Section 522(c) does have an exception for secured liens, but this exception does not apply to liens avoided under Section 522(f) pursuant to Section 522(c)(2)(A)(i).
The Court finds that the words of Section 522(f) are clear, and when reading a statute, if the meaning is clear, the analysis ends there. Hartford Underwriters Ins. Co. v. Union Planters Bank, N.A., 530 U.S. 1, 6 (2000) ("Congress `says in a statute what it means and means in a statute what it says there.'" (quoting Connecticut Nat'l Bank v. Germain, 503 U.S. 249, 254 (1992))). Pursuant to Section 522(f), when a judgment lien impairs an exemption, it is avoided upon motion of the debtor, and there is nothing in the Code that suggests that this relief is anything other than immediate. If Congress had intended lien avoidance to be conditioned upon entry of a discharge, it could have easily drafted a statute which would accomplish this intent. Section 349 does act as a limitation on Section 522(f) lien avoidance, but is only effective upon dismissal and does not function to limit Section 522(f) relief before a dismissal occurs.

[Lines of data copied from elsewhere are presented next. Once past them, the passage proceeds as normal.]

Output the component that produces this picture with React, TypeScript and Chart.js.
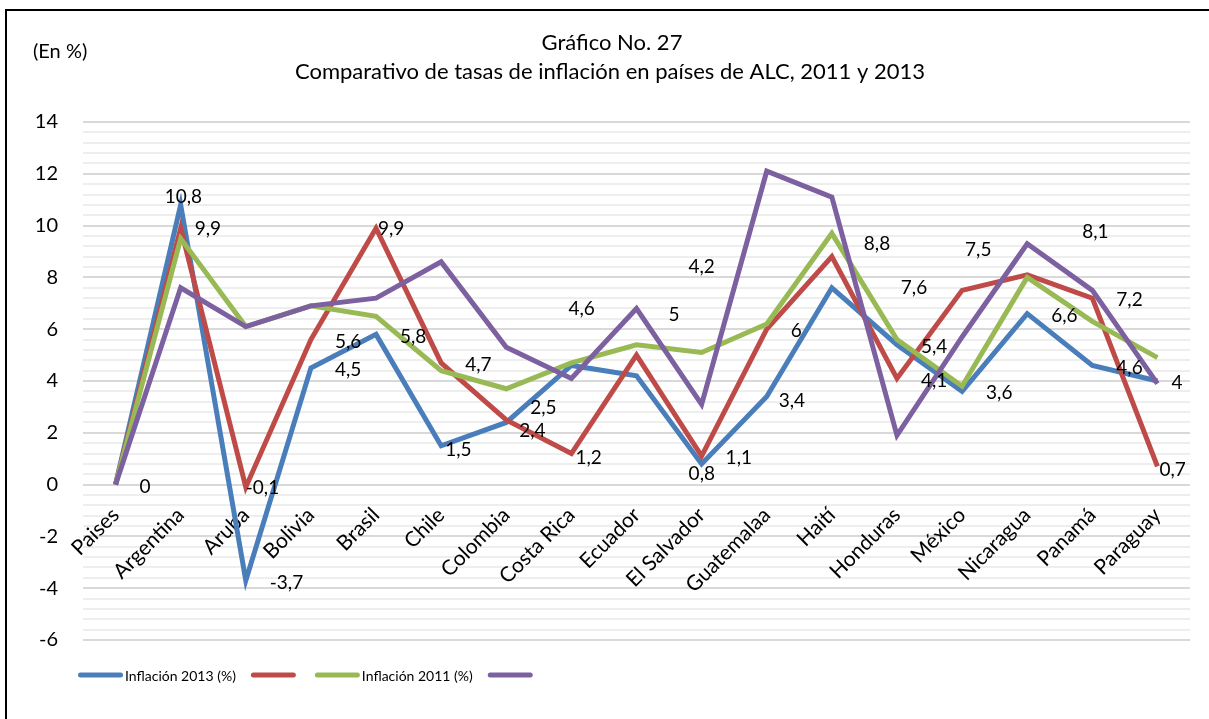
import React, { useEffect, useRef } from 'react';
import { Chart, registerables } from 'chart.js';

Chart.register(...registerables);

const categories = ['Paises', 'Argentina', 'Aruba', 'Bolivia', 'Brasil', 'Chile', 'Colombia', 'Costa Rica', 'Ecuador', 'El Salvador', 'Guatemalaa', 'Haití', 'Honduras', 'México', 'Nicaragua', 'Panamá', 'Paraguay'];
const inflacion2013 = [0, 10.8, -3.7, 4.5, 5.8, 1.5, 2.4, 4.6, 4.2, 0.8, 3.4, 7.6, 5.4, 3.6, 6.6, 4.6, 4];
const serieRoja = [0, 9.9, -0.1, 5.6, 9.9, 4.7, 2.5, 1.2, 5, 1.1, 6, 8.8, 4.1, 7.5, 8.1, 7.2, 0.7];
const inflacion2011 = [0, 9.5, 6.1, 6.9, 6.5, 4.4, 3.7, 4.7, 5.4, 5.1, 6.2, 9.7, 5.6, 3.8, 8.0, 6.3, 4.9];
const serieMorada = [0, 7.6, 6.1, 6.9, 7.2, 8.6, 5.3, 4.1, 6.8, 3.1, 12.1, 11.1, 1.9, 5.7, 9.3, 7.5, 3.9];
const seriesLabels = ['Inflación 2013 (%)', '', 'Inflación 2011 (%)', ''];
const seriesColors = ['#4a7ebb', '#be4b48', '#98b954', '#7d60a0'];
const titleLines = ['Gráfico No. 27', 'Comparativo de tasas de inflación en países de ALC, 2011 y 2013'];
const unitLabel = '(En %)';
const yMin = -6;
const yMax = 14;
const yMajorStep = 2;
const yMinorStep = 0.4;

const FONT = 'Lato, "Open Sans", sans-serif';

// label placement offsets (style only): [dx from point to label left, dy of label centre]
const DEFAULT_OFFSET: [number, number] = [24, 2];
const labelOffsets: Record<string, [number, number]> = {
  '0-1': [-16, -8], '0-5': [4, 4], '0-6': [13, 8], '0-7': [-3, -57], '0-8': [52, -109],
  '0-9': [-13, 10], '0-10': [12, 4], '0-11': [69, 0], '0-16': [14, 2],
  '1-1': [14, 1], '1-2': [0, 1], '1-4': [2, 1], '1-6': [24, -12], '1-7': [4, 4],
  '1-8': [32, -40], '1-11': [32, -13], '1-13': [3, -40], '1-14': [55, -43], '1-16': [2, 3],
};
const labelledSeries = [0, 1];
const hiddenLabels = new Set(['1-0']);

const fmt = (v: number) => String(v).replace('.', ',');
const isMajor = (v: number) => Math.abs(v / yMajorStep - Math.round(v / yMajorStep)) < 1e-6;

const decorPlugin = {
  id: 'decor',
  afterDatasetsDraw(chart: any) {
    const ctx = chart.ctx;
    ctx.save();
    ctx.fillStyle = '#000';
    ctx.textBaseline = 'middle';
    ctx.textAlign = 'left';
    ctx.font = `19px ${FONT}`;
    labelledSeries.forEach((ds) => {
      const meta = chart.getDatasetMeta(ds);
      const data = chart.data.datasets[ds].data as number[];
      meta.data.forEach((pt: any, i: number) => {
        const key = `${ds}-${i}`;
        if (hiddenLabels.has(key)) return;
        const [dx, dy] = labelOffsets[key] || DEFAULT_OFFSET;
        ctx.fillText(fmt(data[i]), pt.x + dx, pt.y + dy);
      });
    });
    ctx.restore();
  },
  afterDraw(chart: any) {
    const ctx = chart.ctx;
    ctx.save();
    ctx.fillStyle = '#000';
    ctx.textBaseline = 'middle';
    ctx.textAlign = 'center';
    ctx.font = `22px ${FONT}`;
    ctx.fillText(titleLines[0], 612, 43);
    ctx.fillText(titleLines[1], 610, 72);
    ctx.textAlign = 'left';
    ctx.font = `20px ${FONT}`;
    ctx.fillText(unitLabel, 33, 52);

    // legend
    let x = 78;
    const y = 675;
    ctx.font = `14px ${FONT}`;
    chart.data.datasets.forEach((ds: any) => {
      ctx.strokeStyle = ds.borderColor;
      ctx.lineWidth = 5;
      ctx.lineCap = 'round';
      ctx.beginPath();
      ctx.moveTo(x + 2.5, y);
      ctx.lineTo(x + 42.5, y);
      ctx.stroke();
      x += 47;
      const t = ds.label || '';
      ctx.fillText(t, x, y + 1);
      x += ctx.measureText(t).width + (t ? 15 : 17);
    });
    ctx.restore();
  },
};

export default function App() {
  const ref = useRef<HTMLCanvasElement | null>(null);

  useEffect(() => {
    if (!ref.current) return;
    const series = [inflacion2013, serieRoja, inflacion2011, serieMorada];
    const chart = new Chart(ref.current, {
      type: 'line',
      data: {
        labels: categories,
        datasets: series.map((d, i) => ({
          label: seriesLabels[i],
          data: d,
          borderColor: seriesColors[i],
          backgroundColor: seriesColors[i],
          borderWidth: 5,
          pointRadius: 0,
          pointHoverRadius: 0,
          tension: 0,
          fill: false,
          order: 3 - i,
        })),
      },
      options: {
        responsive: false,
        animation: false,
        layout: { padding: { left: 0, right: 19, top: 122, bottom: 79 } },
        plugins: {
          legend: { display: false },
          title: { display: false },
          tooltip: { enabled: false },
        },
        scales: {
          x: {
            type: 'category',
            position: { y: 0 } as any,
            offset: true,
            grid: { display: false },
            border: { display: false },
            ticks: {
              font: { family: FONT, size: 21 },
              color: '#000',
              maxRotation: 45,
              minRotation: 45,
              autoSkip: false,
              padding: 10,
            },
          },
          y: {
            min: yMin,
            max: yMax,
            afterFit: (s: any) => { s.width = 83; },
            border: { display: false },
            grid: {
              drawTicks: false,
              lineWidth: 2,
              color: (c: any) => (isMajor(c.tick.value) ? '#d9d9d9' : '#eeeeee'),
            },
            ticks: {
              stepSize: yMinorStep,
              autoSkip: false,
              padding: 25,
              color: '#000',
              font: { family: FONT, size: 20 },
              callback: (v: any) => (isMajor(Number(v)) ? String(Math.round(Number(v))) : ''),
            },
          },
        },
      },
      plugins: [decorPlugin],
    });
    return () => chart.destroy();
  }, []);

  return (
    <div style={{ position: 'fixed', left: 0, top: 0, width: 1209, height: 719, overflow: 'hidden', background: '#fff' }}>
      <div style={{ position: 'absolute', left: 5, top: 9, width: 1300, height: 800, border: '2px solid #000' }} />
      <canvas ref={ref} width={1209} height={719} style={{ position: 'absolute', left: 0, top: 0, width: 1209, height: 719 }} />
    </div>
  );
}
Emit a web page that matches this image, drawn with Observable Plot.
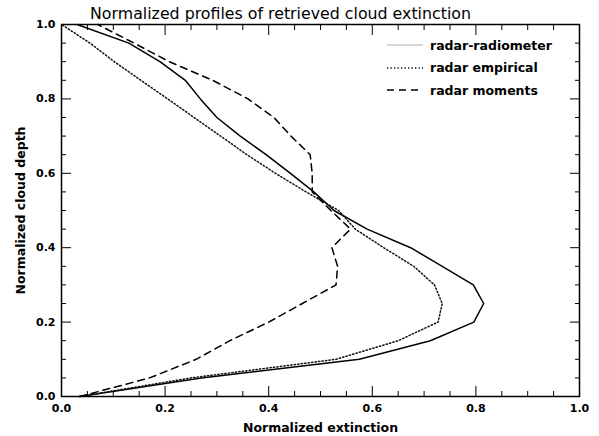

Courts which condition lien avoidance on the entry of a discharge perceive a weakness in the Code that could adversely affect judgment lienholders and attempt to address it by interpreting Section 349 as a limitation on Section 522(f) during the course of the bankruptcy case. While this Court shares a similar frustration with what appears to be drafting deficiencies of the Code, this Court is bound by the plain meaning of the statute.
Conclusion
For all of the foregoing reasons, the Court will grant the Debtor's Motion and find that the Section 522(f) relief requested in the Motion will not be conditioned upon the entry of a discharge.